Garlic-Mustard Vinaigrette

Prep Time: 10 min Cook Time: 0 min
Garlic-Mustard Vinaigrette

Garlic-Mustard Vinaigrette

Prep Time: 10 min Cook Time: 0 min

About This Recipe

This assertively sharp and tangy dressing turns a humble bowl of greens (or steamed or grilled vegetables, or a sandwich) into a riot of flavor. The quality of the oil and vinegar matter, so use the good stuff for this. You can swap in half a shallot for the garlic if you want to dial back the intensity a notch, or you can use both for even more flavor.

The Benefits

Mustard is an age-old spice and medicine. Sinigrin, a bioactive compound found in mustard and the rest of the Brassicaceae family (broccoli, brussels sprouts), has anti-inflammatory, antibacterial, antifungal, antioxidant, anticancer, and wound healing effects. Both red wine and the slightly sweet sherry vinegar are full of phenolic antioxidants known to have blood pressure, blood sugar, and cholesterol-lowering benefits.

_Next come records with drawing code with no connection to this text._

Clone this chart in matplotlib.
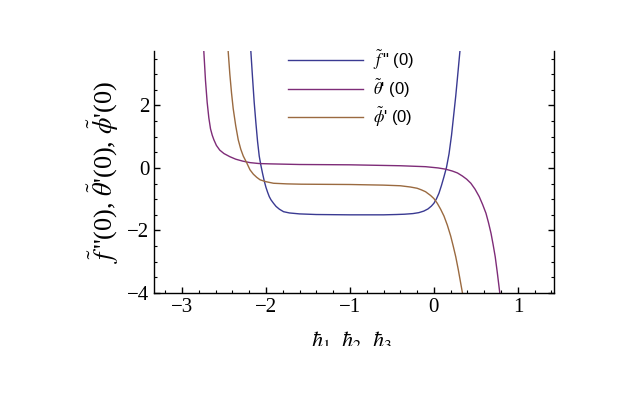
import matplotlib
matplotlib.use("Agg")
import matplotlib.pyplot as plt
from matplotlib.ticker import MultipleLocator
from matplotlib.transforms import Bbox

plt.rcParams['font.family'] = ['Liberation Serif', 'DejaVu Serif']
plt.rcParams['mathtext.fontset'] = 'stix'

# f''(0)
f_x = [-2.18, -2.16, -2.14, -2.12, -2.10, -2.08, -2.06, -2.04, -2.02, -2.00, -1.98, -1.96, -1.94,
       -1.91, -1.88, -1.84, -1.79, -1.72, -1.60, -1.4, -1.0, -0.6, -0.45, -0.35, -0.25, -0.18,
       -0.12, -0.07, -0.03, 0.0, 0.03, 0.06, 0.09, 0.12, 0.15, 0.18, 0.21, 0.24, 0.26, 0.28, 0.31]
f_y = [3.74, 2.9, 2.1, 1.45, 0.85, 0.38, 0.08, -0.18, -0.42, -0.62, -0.78, -0.92, -1.02,
       -1.13, -1.23, -1.32, -1.40, -1.44, -1.47, -1.49, -1.50, -1.50, -1.49, -1.48, -1.46, -1.43,
       -1.38, -1.31, -1.22, -1.13, -0.99, -0.81, -0.56, -0.28, 0.02, 0.45, 1.05, 1.8, 2.3, 2.87, 3.74]
# theta'(0)
t_x = [-2.74, -2.72, -2.70, -2.68, -2.66, -2.64, -2.62, -2.59, -2.55, -2.50, -2.43, -2.36, -2.28,
       -2.19, -2.08, -1.95, -1.6, -1.0, -0.4, -0.1, 0.05, 0.14, 0.22, 0.28, 0.34, 0.39, 0.44, 0.49,
       0.54, 0.58, 0.62, 0.65, 0.68, 0.705, 0.73, 0.755, 0.78, 0.785]
t_y = [3.74, 2.8, 2.1, 1.6, 1.25, 1.05, 0.9, 0.72, 0.57, 0.46, 0.36, 0.28, 0.22,
       0.17, 0.14, 0.13, 0.11, 0.1, 0.07, 0.04, 0.0, -0.04, -0.1, -0.16, -0.26, -0.36, -0.49, -0.68,
       -0.92, -1.17, -1.45, -1.75, -2.09, -2.45, -2.84, -3.35, -3.9, -4.0]
# phi'(0)
p_x = [-2.45, -2.43, -2.41, -2.39, -2.36, -2.33, -2.30, -2.27, -2.23, -2.19, -2.15, -2.11, -2.07,
       -2.0, -1.91, -1.75, -1.58, -1.0, -0.6, -0.4, -0.28, -0.2, -0.15, -0.1, -0.04, 0.0, 0.04,
       0.08, 0.12, 0.16, 0.2, 0.23, 0.26, 0.29, 0.32, 0.34]
p_y = [3.74, 3.0, 2.4, 1.9, 1.35, 0.9, 0.6, 0.38, 0.17, -0.06, -0.2, -0.3, -0.38,
       -0.44, -0.49, -0.51, -0.52, -0.53, -0.55, -0.57, -0.61, -0.65, -0.70, -0.76, -0.88, -0.98, -1.13,
       -1.32, -1.54, -1.83, -2.18, -2.5, -2.84, -3.25, -3.7, -4.0]

labels = [r'$\tilde{f}\,$" (0)', r"$\tilde{\theta}$' (0)", r"$\tilde{\phi}$' (0)"]
colors = ['#3a3a92', '#7e2c78', '#9a6a40']

fig = plt.figure(figsize=(6.4, 4.0), dpi=100)
ax = fig.add_axes([154/640, 1-293/400, 400/640, 242/400])

ax.plot(f_x, f_y, color=colors[0], lw=1.0, label=labels[0])
ax.plot(t_x, t_y, color=colors[1], lw=1.0, label=labels[1])
ax.plot(p_x, p_y, color=colors[2], lw=1.0, label=labels[2])

ax.set_xlim(-3.333, 1.43)
ax.set_ylim(-4, 3.74)
ax.spines['top'].set_visible(False)
for s in ['left', 'bottom', 'right']:
    ax.spines[s].set_linewidth(1.0)
ax.xaxis.set_major_locator(MultipleLocator(1))
ax.xaxis.set_minor_locator(MultipleLocator(0.2))
ax.yaxis.set_major_locator(MultipleLocator(2))
ax.yaxis.set_minor_locator(MultipleLocator(0.5))
ax.tick_params(which='both', direction='in', right=True, top=False, labelsize=15)
ax.tick_params(which='major', length=4.5, width=1.0)
ax.tick_params(which='minor', length=2.3, width=0.8)

ax.set_ylabel(r"$\tilde{f}\,$''(0), $\tilde{\theta}$'(0), $\tilde{\phi}$'(0)", fontsize=19, labelpad=4)

leg = ax.legend(loc='upper left', bbox_to_anchor=(288/640, 1-48/400), bbox_transform=fig.transFigure,
                frameon=False, borderpad=0, borderaxespad=0, handlelength=4.5, handletextpad=0.6,
                labelspacing=0.3, prop={'family': 'Liberation Sans', 'size': 12})

t = fig.text(352/640, 1-340/400, r"$\hbar_1\ \ \hbar_2\ \ \hbar_3$", ha='center', va='center', fontsize=16)
t.set_clip_box(Bbox.from_extents(0, 400-346, 640, 400))
t.set_clip_on(True)

fig.savefig("out.png", dpi=100)
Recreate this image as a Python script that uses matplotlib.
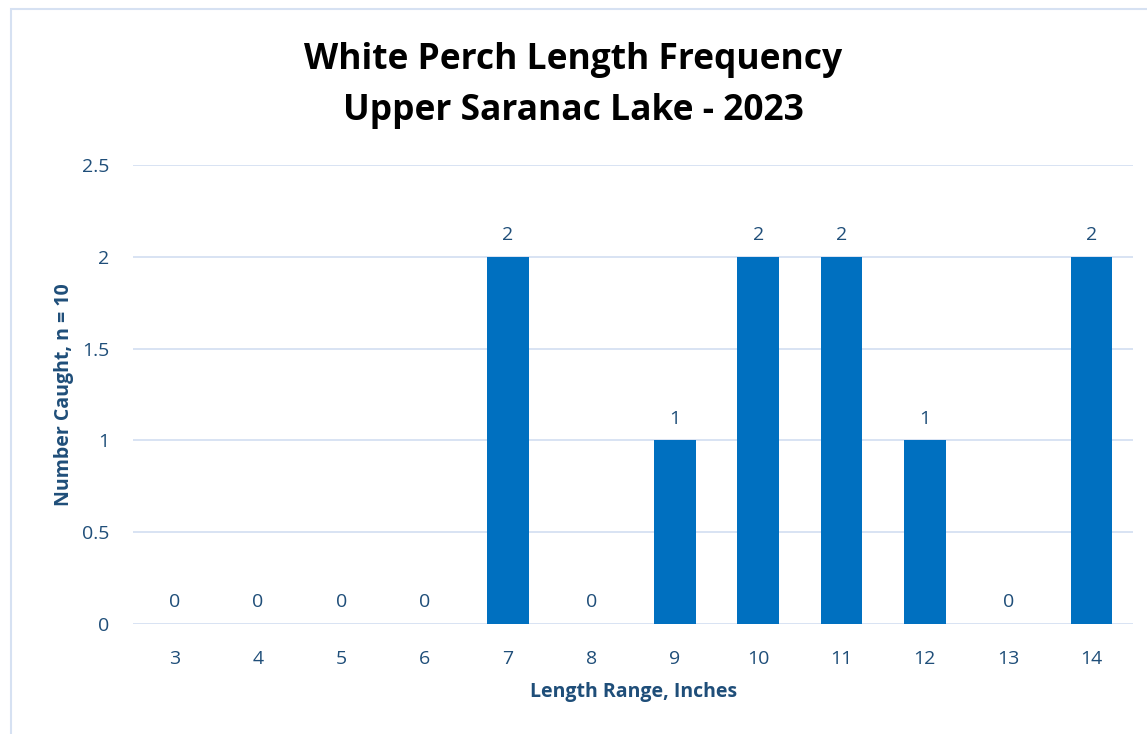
import matplotlib.pyplot as plt
from matplotlib.patches import Rectangle

# Chart data
lengths = ['3', '4', '5', '6', '7', '8', '9', '10', '11', '12', '13', '14']
counts = [0, 0, 0, 0, 2, 0, 1, 2, 2, 1, 0, 2]

TEXT_BLUE = '#1F4E79'
BAR_BLUE = '#0070C0'
GRID = '#D6E1F2'

plt.rcParams['font.family'] = ['Open Sans', 'DejaVu Sans']

fig = plt.figure(figsize=(11.47, 7.34), dpi=100)
ax = fig.add_axes([0.116, 0.150, 0.872, 0.625])

x = range(len(lengths))
bars = ax.bar(x, counts, width=0.5, color=BAR_BLUE, zorder=3)
for b, v in zip(bars, counts):
    ax.text(b.get_x() + b.get_width() / 2, v + 0.07, str(v), ha='center', va='bottom',
            fontsize=14, color=TEXT_BLUE)

ax.set_xlim(-0.5, len(lengths) - 0.5)
ax.set_ylim(0, 2.5)
ax.set_yticks([0, 0.5, 1, 1.5, 2, 2.5])
ax.set_yticklabels(['0', '0.5', '1', '1.5', '2', '2.5'])
ax.set_xticks(list(x))
ax.set_xticklabels(lengths)
ax.tick_params(length=0, labelsize=14, colors=TEXT_BLUE)
ax.tick_params(axis='y', pad=17)
ax.tick_params(axis='x', pad=19)
ax.grid(axis='y', color=GRID, linewidth=1.3, zorder=0)
for s in ax.spines.values():
    s.set_visible(False)

ax.set_xlabel('Length Range, Inches', fontsize=14, fontweight='bold', color=TEXT_BLUE, labelpad=10)
ax.set_ylabel('Number Caught, n = 10', fontsize=14, fontweight='bold', color=TEXT_BLUE, labelpad=6)

fig.text(0.5, 0.883, 'White Perch Length Frequency\nUpper Saranac Lake - 2023', ha='center', va='center',
         fontsize=25.5, fontweight='bold', color='black', linespacing=1.55)

# outer chart border
fig.patches.append(Rectangle((11 / 1147, -0.05), 1.2, 1.05 - 9 / 734, transform=fig.transFigure,
                             fill=False, edgecolor=GRID, linewidth=1.5))

fig.savefig('out.png', dpi=100)
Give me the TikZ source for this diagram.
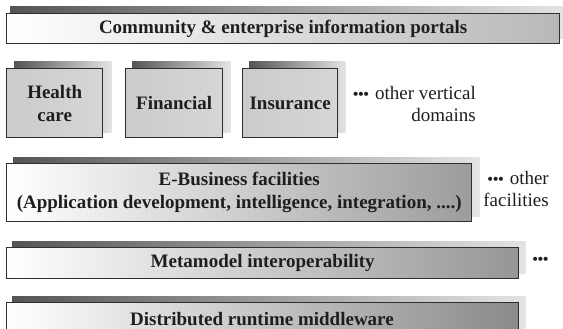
\documentclass[tikz,border=0pt]{standalone}
\usepackage{fontspec}
\setmainfont{Liberation Serif}
\newfontfamily\bulletfont{DejaVu Sans}
\usetikzlibrary{backgrounds}
\definecolor{ink}{HTML}{1E1E1E}
\definecolor{edge}{HTML}{2E2E2E}
\definecolor{shL}{HTML}{555555}
\definecolor{shR}{HTML}{E4E4E4}
\definecolor{vL}{HTML}{CBCBCB}
\definecolor{vM}{HTML}{E8E8E8}
\definecolor{vR}{HTML}{D6D6D6}
\definecolor{portR}{HTML}{B8B8B8}
\definecolor{ebusR}{HTML}{9C9C9C}
\definecolor{metaR}{HTML}{969696}
\definecolor{distR}{HTML}{8A8A8A}
\tikzset{
  layerbox/.style={draw=edge, line width=1.4pt, inner sep=0pt, anchor=north west,
    font=\bfseries\fontsize{19}{23}\selectfont, text=ink, align=center},
  hbar/.style={layerbox, left color=white, right color=#1},
  vbox/.style={layerbox, left color=vL, middle color=vM, right color=vR,
    minimum width=96pt, minimum height=69pt},
  sidetext/.style={font=\fontsize{19}{22}\selectfont, text=ink, inner sep=0pt},
  shadowband/.style={left color=shL, right color=shR}
}
\newcommand{\dotsthree}{{\bulletfont\fontsize{14}{14}\selectfont •\kern-3pt•\kern-3pt•}}
\newcommand{\shadowof}[2]{\shade[shadowband] ([shift={(#2pt,6pt)}]#1.south west) rectangle ([shift={(#2pt,6pt)}]#1.north east);}
\begin{document}
\begin{tikzpicture}[x=1pt,y=-1pt]
\useasboundingbox (0,0) rectangle (563,329);
\clip (0,0) rectangle (563,329);

% layers
\node[hbar=portR, minimum width=553pt, minimum height=30pt] (portals) at (6,13)
  {Community \& enterprise information portals};
\node[vbox] (health) at (6,68) {Health\\care};
\node[vbox, minimum width=97pt] (fin) at (125,68) {Financial};
\node[vbox, minimum width=95pt] (ins) at (242,68) {Insurance};
\node[hbar=ebusR, minimum width=465pt, minimum height=58pt] (ebus) at (6,163)
  {E-Business facilities\\(Application development, intelligence, integration, ....)};
\node[hbar=metaR, minimum width=512pt, minimum height=31pt] (meta) at (6,247)
  {Metamodel interoperability};
\node[hbar=distR, minimum width=512pt, minimum height=34pt] (dist) at (6,302) {};
\node[font=\bfseries\fontsize{19}{23}\selectfont, text=ink] (distlabel) at (262,319) {Distributed runtime middleware};

% side texts
\node[sidetext, anchor=east, align=right] (vert) at (476,104)
  {\dotsthree\ other vertical\\domains};
\node[sidetext, anchor=east, align=right] (fac) at (549,189)
  {\dotsthree\ other\\facilities};
\node[sidetext, anchor=east] (metadots) at (550,261) {\dotsthree};

% shadows and page background
\begin{scope}[on background layer]
\fill[white] (0,0) rectangle (563,329);
\shadowof{portals}{4}
\shadowof{health}{8}
\shadowof{fin}{7}
\shadowof{ins}{7}
\shadowof{ebus}{7}
\shadowof{meta}{6}
\shadowof{dist}{6}
\end{scope}
\end{tikzpicture}
\end{document}
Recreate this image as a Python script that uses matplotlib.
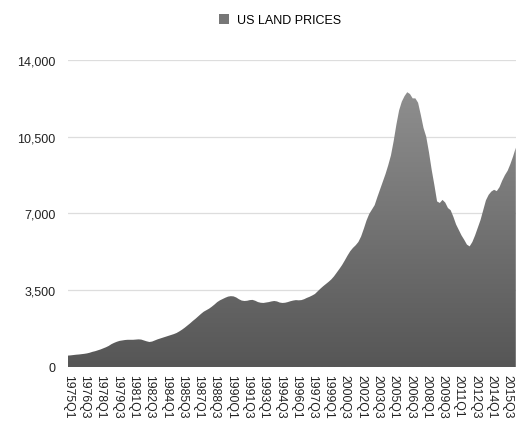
import numpy as np
import matplotlib.pyplot as plt
from matplotlib.colors import LinearSegmentedColormap
from matplotlib.patches import Patch

# quarterly values, 1975Q1 .. 2016Q2
values = [
    520, 530, 545, 560,        # 1975
    570, 585, 600, 620,        # 1976
    650, 690, 720, 760,        # 1977
    800, 850, 900, 960,        # 1978
    1040, 1100, 1150, 1190,    # 1979
    1210, 1230, 1240, 1240,    # 1980
    1240, 1250, 1260, 1250,    # 1981
    1210, 1170, 1140, 1160,    # 1982
    1210, 1260, 1300, 1340,    # 1983
    1380, 1420, 1460, 1500,    # 1984
    1550, 1620, 1700, 1790,    # 1985
    1890, 1990, 2100, 2200,    # 1986
    2310, 2420, 2520, 2590,    # 1987
    2660, 2750, 2850, 2960,    # 1988
    3040, 3100, 3160, 3210,    # 1989
    3230, 3220, 3170, 3090,    # 1990
    3030, 3010, 3020, 3050,    # 1991
    3060, 3020, 2960, 2930,    # 1992
    2920, 2940, 2960, 2990,    # 1993
    3010, 2990, 2940, 2920,    # 1994
    2930, 2960, 3000, 3030,    # 1995
    3050, 3040, 3050, 3090,    # 1996
    3150, 3200, 3260, 3330,    # 1997
    3450, 3570, 3680, 3780,    # 1998
    3880, 3990, 4130, 4300,    # 1999
    4470, 4650, 4860, 5080,    # 2000
    5280, 5430, 5550, 5700,    # 2001
    5950, 6300, 6680, 6980,    # 2002
    7180, 7380, 7750, 8100,    # 2003
    8450, 8800, 9200, 9650,    # 2004
    10300, 11050, 11700, 12100,  # 2005
    12350, 12530, 12450, 12250,  # 2006
    12250, 12050, 11500, 10900,  # 2007
    10500, 9800, 9000, 8300,   # 2008
    7550, 7480, 7620, 7500,    # 2009
    7250, 7150, 6850, 6500,    # 2010
    6250, 6000, 5800, 5580,    # 2011
    5500, 5700, 6000, 6350,    # 2012
    6700, 7150, 7600, 7850,    # 2013
    8000, 8080, 8020, 8200,    # 2014
    8500, 8750, 8950, 9250,    # 2015
    9600, 10000,               # 2016
]
quarters = [f"{1975 + i // 4}Q{i % 4 + 1}" for i in range(len(values))]
y_ticks = [0, 3500, 7000, 10500, 14000]

plt.rcParams['font.family'] = ['Liberation Sans', 'DejaVu Sans']

fig = plt.figure(figsize=(5.21, 4.31), dpi=100)
ax = fig.add_axes([0.1305, 0.1462, 0.8595, 0.7123])

x = np.arange(len(values))
y = np.array(values)

# gradient area: dark at the bottom, lighter at the top
cmap = LinearSegmentedColormap.from_list('grey', ['#565656', '#959595'])
poly = ax.fill_between(x, 0, y, facecolor='none', edgecolor='none')
grad = np.linspace(0, 1, 256).reshape(-1, 1)
img = ax.imshow(grad, cmap=cmap, origin='lower', aspect='auto',
                extent=[0, len(values) - 1, 0, 14000], zorder=2)
img.set_clip_path(poly.get_paths()[0], transform=ax.transData)

ax.set_xlim(0, len(values) - 1)
ax.set_ylim(0, 14000)

ax.set_yticks(y_ticks)
ax.set_yticklabels([f"{v:,}" for v in y_ticks], fontsize=9, color='#222222')
ax.yaxis.grid(True, color='#dddddd', linewidth=0.9)
ax.set_axisbelow(True)

tick_idx = list(range(0, len(values), 6))
ax.set_xticks(tick_idx)
ax.set_xticklabels([quarters[i] for i in tick_idx], rotation=-90,
                   fontsize=8.8, color='#222222', va='top', ha='center')

ax.tick_params(axis='both', length=0)
ax.tick_params(axis='y', pad=9)
ax.tick_params(axis='x', pad=5)
for s in ax.spines.values():
    s.set_visible(False)

handle = Patch(facecolor='#777777', edgecolor='none')
fig.legend([handle], ['US LAND PRICES'], loc='center', bbox_to_anchor=(280 / 521, 1 - 21 / 431),
           frameon=False, fontsize=9, handlelength=0.8, handleheight=0.8,
           handletextpad=0.6, borderpad=0)

fig.savefig('out.png', dpi=100)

Makes 340 ml (about 1 1/2 cups)
  • 1/3 cup (80 ml) red wine or sherry vinegar
  • 1 garlic clove, grated
  • 1 Tbsp (15 ml) water
  • 1/2 Tbsp Dijon mustard
  • 1/2 tsp salt
  • 3 to 5 twists of black pepper
  • 1 cup (240 ml) extra virgin olive oil


  1. Step 1
    Combine the vinegar, garlic, water, mustard, salt, and pepper (everything except the oil) in a bowl, blender, or food processor. Whisk or run the machine while you add the olive oil in a thin stream. The mustard and garlic will act as emulsifiers, helping to create a thick, smooth dressing. Taste for seasoning and deploy as desired, or keep it in a jar until you need it — just give it a good shake before using. It will store, covered, in the refrigerator for up to 3 days.